Friday, February 5, 2010
Nanook of the North Speaks
Are you snowed in there? I hollered out to my friend Bill Rutherfoord in an email. (The question was completely redundant, since he lives only an hour away in Roanoke, and I'm up to my navel here in Blacksburg.) Groundhog has declared six more weeks before help comes. Snow, sleet, and freezing rain is the ongoing refrain issuing from the radio. Some interesting comparative statistics in the local paper revealed that Blacksburg is a mere one inch behind the snowfall level for Anchorage, Alaska. Repeat: Alaska! And after this weekend's storm, we'll actually top out their measly 36.9 inch count. (A year ago on this date Roanoke had four-tenths of an inch snow total for the entire season.)
Nanook of the North, you have nothing on me.
But recurrent snow incarceration is only part of this winter's edgy discontent. The transient glow from Obama's State-of-the-Union address last week is wearing off, all too quickly. I read somewhere that the whole effort got him only a one-point boost in the polls. I hardly know which is making me feel worse anymore--snow or politics--but looking for enlightenment right now is a bit like searching for a lost sock in the dryer. Good luck with that! I suppose, I wrote to Bill, you're having a ball just painting your little heart out while the snow-chips fall?

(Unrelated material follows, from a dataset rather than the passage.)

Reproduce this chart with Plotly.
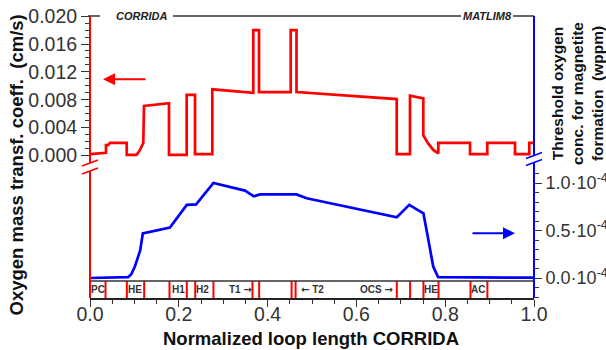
import plotly.graph_objects as go

# ---------------- data ----------------
# Oxygen mass transfer coefficient (cm/s) along normalized loop length
mtc_x = [0.0, 0.036, 0.036, 0.0405, 0.045, 0.0827, 0.0827, 0.1052, 0.1126, 0.120, 0.1216,
         0.1779, 0.1779, 0.2178, 0.2178, 0.2365, 0.2365, 0.2755, 0.2755, 0.3678, 0.3678,
         0.3806, 0.3806, 0.452, 0.452, 0.4651, 0.4651, 0.6908, 0.6908, 0.7207, 0.7207,
         0.7507, 0.7507, 0.7619, 0.7732, 0.7845, 0.7845, 0.8559, 0.8559, 0.8948, 0.8948,
         0.9572, 0.9572, 0.9894, 0.9894, 1.0]
mtc_y = [0.0002, 0.0004, 0.0015, 0.0015, 0.0018, 0.0018, 0.0001, 0.0001, 0.0008, 0.0018, 0.0071,
         0.0075, 0.0001, 0.0001, 0.0087, 0.0087, 0.0002, 0.0002, 0.0095, 0.0090, 0.0180,
         0.0180, 0.0091, 0.0091, 0.0180, 0.0180, 0.0091, 0.0081, 0.0002, 0.0002, 0.0086,
         0.0082, 0.0029, 0.0017, 0.0008, 0.0003, 0.0018, 0.0018, 0.0002, 0.0002, 0.0018,
         0.0018, 0.0002, 0.0002, 0.0018, 0.0018]

# Threshold oxygen concentration for magnetite formation (wppm)
thr_x = [0.0, 0.086, 0.093, 0.101, 0.113, 0.119, 0.180, 0.218, 0.239, 0.278, 0.349, 0.369,
         0.383, 0.465, 0.488, 0.691, 0.719, 0.751, 0.761, 0.773, 0.784, 1.0]
thr_y = [0.0, 0.01e-4, 0.04e-4, 0.12e-4, 0.29e-4, 0.47e-4, 0.53e-4, 0.77e-4, 0.775e-4, 1.0e-4,
         0.92e-4, 0.86e-4, 0.88e-4, 0.88e-4, 0.84e-4, 0.64e-4, 0.77e-4, 0.68e-4, 0.43e-4,
         0.12e-4, 0.01e-4, 0.003e-4]

# component boundaries and labels along the loop
bounds = [0.035, 0.083, 0.122, 0.179, 0.218, 0.237, 0.278, 0.366, 0.381, 0.454, 0.463,
          0.691, 0.721, 0.751, 0.785, 0.857, 0.895]
ARW_R = "<span style='font-family:DejaVu Sans'>\u2192</span>"
ARW_L = "<span style='font-family:DejaVu Sans'>\u2190</span>"
comp_names = ["PC", "HE", "H1", "H2", "T1 " + ARW_R, ARW_L + " T2", "OCS " + ARW_R, "HE", "AC"]
comp_pos = [0.019, 0.102, 0.200, 0.253, 0.338, 0.502, 0.646, 0.769, 0.873]

x_ticks = [0.0, 0.2, 0.4, 0.6, 0.8, 1.0]
y2_ticks = [0.0, 0.5e-4, 1.0e-4]
y2_ticktext = ["0.0\u00b710<sup>-4</sup>", "0.5\u00b710<sup>-4</sup>", "1.0\u00b710<sup>-4</sup>"]

# ---------------- layout helpers (pixel -> paper) ----------------
L, R, T, B = 90, 534, 16, 298
W, H = 606, 350
def px(xp):
    return (xp - L) / (R - L)
def py(yp):
    return (B - yp) / (B - T)

RED = "#ff0000"
BLUE = "#0000ff"
FONT = "Arial, Liberation Sans, sans-serif"
TICKSIZE = 19.5

fig = go.Figure()
fig.add_trace(go.Scatter(x=mtc_x, y=mtc_y, mode="lines", line=dict(color=RED, width=2.7),
                         yaxis="y", showlegend=False, hoverinfo="skip"))
fig.add_trace(go.Scatter(x=thr_x, y=thr_y, mode="lines", line=dict(color=BLUE, width=2.7),
                         yaxis="y2", showlegend=False, hoverinfo="skip"))

shapes = []
# component boundary lines in the strip
for b in bounds:
    shapes.append(dict(type="line", xref="x", yref="paper", x0=b, x1=b, y0=0, y1=py(281),
                       line=dict(color=RED, width=2)))
# strip top line
shapes.append(dict(type="line", xref="paper", yref="paper", x0=0, x1=1, y0=py(281), y1=py(281),
                   line=dict(color="#333333", width=1.5)))
# top frame line segments (broken by labels)
for a, b in [(88, 100), (173, 461), (513, 534)]:
    shapes.append(dict(type="line", xref="paper", yref="paper", x0=px(a), x1=px(b), y0=1, y1=1,
                       line=dict(color="#333333", width=1.5)))
# red left axis with break
shapes.append(dict(type="line", xref="paper", yref="paper", x0=0, x1=0, y0=1, y1=py(163),
                   line=dict(color=RED, width=2)))
shapes.append(dict(type="line", xref="paper", yref="paper", x0=0, x1=0, y0=py(171), y1=0,
                   line=dict(color=RED, width=2)))
for c in (163, 171):
    shapes.append(dict(type="line", xref="paper", yref="paper", x0=px(82), x1=px(98),
                       y0=py(c + 3), y1=py(c - 3), line=dict(color=RED, width=1.5)))
# blue right axis with break
shapes.append(dict(type="line", xref="paper", yref="paper", x0=1, x1=1, y0=1, y1=py(155),
                   line=dict(color=BLUE, width=2)))
shapes.append(dict(type="line", xref="paper", yref="paper", x0=1, x1=1, y0=py(163), y1=0,
                   line=dict(color=BLUE, width=2)))
for c in (155.5, 162.5):
    shapes.append(dict(type="line", xref="paper", yref="paper", x0=px(526), x1=px(542),
                       y0=py(c + 3), y1=py(c - 3), line=dict(color=BLUE, width=1.5)))

annotations = []
for name, pos in zip(comp_names, comp_pos):
    annotations.append(dict(x=pos, y=py(289.5), xref="x", yref="paper", text="<b>%s</b>" % name,
                            showarrow=False, xanchor="center", yanchor="middle",
                            font=dict(family=FONT, size=10, color="#333333")))
annotations.append(dict(x=px(141), y=1, xref="paper", yref="paper", text="<b><i>CORRIDA</i></b>",
                        showarrow=False, xanchor="center", yanchor="middle",
                        font=dict(family=FONT, size=11, color="#222222")))
annotations.append(dict(x=px(487), y=1, xref="paper", yref="paper", text="<b><i>MATLIM8</i></b>",
                        showarrow=False, xanchor="center", yanchor="middle",
                        font=dict(family=FONT, size=11, color="#222222")))
# arrows
annotations.append(dict(x=px(103), y=py(79.3), xref="paper", yref="paper", text="",
                        showarrow=True, ax=44, ay=0, arrowhead=2, arrowsize=1.2,
                        arrowwidth=2, arrowcolor=RED))
annotations.append(dict(x=px(515), y=py(233.3), xref="paper", yref="paper", text="",
                        showarrow=True, ax=-44, ay=0, arrowhead=2, arrowsize=1.2,
                        arrowwidth=2, arrowcolor=BLUE))
# axis titles
annotations.append(dict(x=px(15.5), y=py(165), xref="paper", yref="paper",
                        text="<b>Oxygen mass transf. coeff.  (cm/s)</b>", textangle=-90,
                        showarrow=False, xanchor="center", yanchor="middle",
                        font=dict(family=FONT, size=18.5, color="#111111")))
annotations.append(dict(x=px(578), y=py(94), xref="paper", yref="paper",
                        text="<b>Threshold oxygen<br>conc. for magnetite<br>formation  (wppm)</b>",
                        textangle=-90, showarrow=False, xanchor="center", yanchor="middle",
                        font=dict(family=FONT, size=15.5, color="#111111")))
annotations.append(dict(x=px(311), y=py(338), xref="paper", yref="paper",
                        text="<b>Normalized loop length CORRIDA</b>",
                        showarrow=False, xanchor="center", yanchor="middle",
                        font=dict(family=FONT, size=18.5, color="#111111")))

# axis ranges from pixel geometry
y_top, y_bot = 0.02, -(162 - 155.5) * 0.02 / (155.5 - 16)
y2_per_px = 1.0e-4 / (278 - 183)
y2_bot = -(298 - 278) * y2_per_px
y2_top = (278 - 165) * y2_per_px

fig.update_layout(
    width=W, height=H,
    margin=dict(l=L, r=W - R, t=T, b=H - B, pad=0, autoexpand=False),
    paper_bgcolor="white", plot_bgcolor="white",
    font=dict(family=FONT, size=18, color="#222222"),
    showlegend=False,
    shapes=shapes, annotations=annotations,
    xaxis=dict(range=[0, 1], anchor="y2", automargin=False, showgrid=False, zeroline=False,
               showline=True, linecolor="#222222", linewidth=1.5, ticks="outside", ticklen=7,
               tickwidth=1.2, tickcolor="#333333", tickvals=x_ticks, tickformat=".1f",
               ticklabelstandoff=-9,
               tickfont=dict(family=FONT, size=TICKSIZE, color="#333333"),
               minor=dict(dtick=0.05, tick0=0, ticks="outside", ticklen=4, tickwidth=1.2,
                          tickcolor="#333333")),
    yaxis=dict(domain=[py(162), 1], range=[y_bot, y_top + 0.00002], anchor="x",
               automargin=False, showgrid=False, zeroline=False, showline=False,
               ticks="outside", ticklen=8, tickwidth=1.2, tickcolor="#333333",
               tick0=0, dtick=0.004, tickformat=".3f",
               tickfont=dict(family=FONT, size=TICKSIZE, color="#333333"),
               minor=dict(dtick=0.001, tick0=0, ticks="outside", ticklen=4, tickwidth=1.2,
                          tickcolor="#333333")),
    yaxis2=dict(domain=[0, py(165)], range=[y2_bot, y2_top], anchor="x", side="right",
                automargin=False, showgrid=False, zeroline=False, showline=False,
                ticks="outside", ticklen=7, tickwidth=1.2, tickcolor="#333333",
                tickvals=y2_ticks, ticktext=y2_ticktext, ticklabelstandoff=0,
                tickfont=dict(family=FONT, size=18, color="#333333"),
                minor=dict(dtick=1e-5, tick0=0, ticks="outside", ticklen=4, tickwidth=1.2,
                           tickcolor="#333333")),
)

fig.write_html("out.html")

Not really, he wrote me back. The cold has all but stopped my efforts in the basement. It's so cold I can't think, and after a few minutes of trying to paint, my fingers sting from exposure. Then there is the groundwater problem. It percolates through the foundation, rendering the studio floor an inland sea...And yes, he agreed, the post-speech glow was short-lived, but that came as no surprise and so we're back to no country, no direction, infantile obstructionist politics, the continued dismantling of the middle class, and a slick, soulless art world that hates the work of the hand. I now paint for spite. High culture is only wrecked if people like me allow ourselves to be stopped by the banality of evil....
I guess it's all about who you find yourself with in the lifeboat, isn't it? I confess I do groove on the idea of painting "for spite." Sometimes it feels like I'm living back in 300 BC, when Hindus, too, were convinced they lived in a "degenerate and unfortunate time," the lowest point in the cosmic cycle.
Maybe, I tell myself contritely, I need to spackle over all this despair and produce, say, just one good giddy thing. Even a laugh would do. Maybe it's time to bury Caesar, along with all my chronic woes and the feeling that we are living in the world's last decent days--and try, instead, to sparkle, radiate, make bright, dispel the darkness, become luminous, let the light come through. Hey! did I really say that?
So here I am, as usual looking for light in all the wrong places, when it suddenly appears of its own accord in, of all places, my email box. Someone has forwarded to me a collection of thoughts by the political analyst and activist Howard Zinn, who died just recently. The quotes are culled from his latest book "A Power Governments Cannot Suppress," in which Zinn claims that governments cannot suppress the people, who are always on the march making change inevitable. These are some of Zinn's prescriptions for reviving lost hope and remaining healthy, without becoming resigned or cynical:
" I am totally confident not that the world will get better, but that we should not give up the game before all the cards have been played. The metaphor is deliberate; life is a gamble. Not to play is to foreclose any chance of winning. To play, to act, is to create at least a possibility of changing the world."
"There is a tendency to think that what we see in the present moment will continue. We forget how often we have been astonished by the sudden crumbling of institutions, by extraordinary changes in people's thoughts, by unexpected eruptions of rebellion against tyrannies, by the quick collapse of systems of power that seemed invincible."
We need hope, according to Zinn, and being hopeful in bad times is not being foolishly romantic. It is based on the fact that human history is a history not only of competition and cruelty but also of compassion, sacrifice, courage, and kindness. Perhaps, he adds, quoting Arundhati Roy, "Not only is another world possible, she is on her way. On a quiet day, I can hear her breathing."
I can only hope to God, in the context of these positively numbing political and snow-driven times, "she is on her way" does not refer to Chicken Lips Sarah Palin, and her mongrel band of tea-party followers. Because, on a quiet day, as our institutions loudly crumble and collapse, I can indeed hear her breathing. And afterwards, when she pushes the podium aside and we lose the election, we will soon enough become the prisoners of her populist rebellion.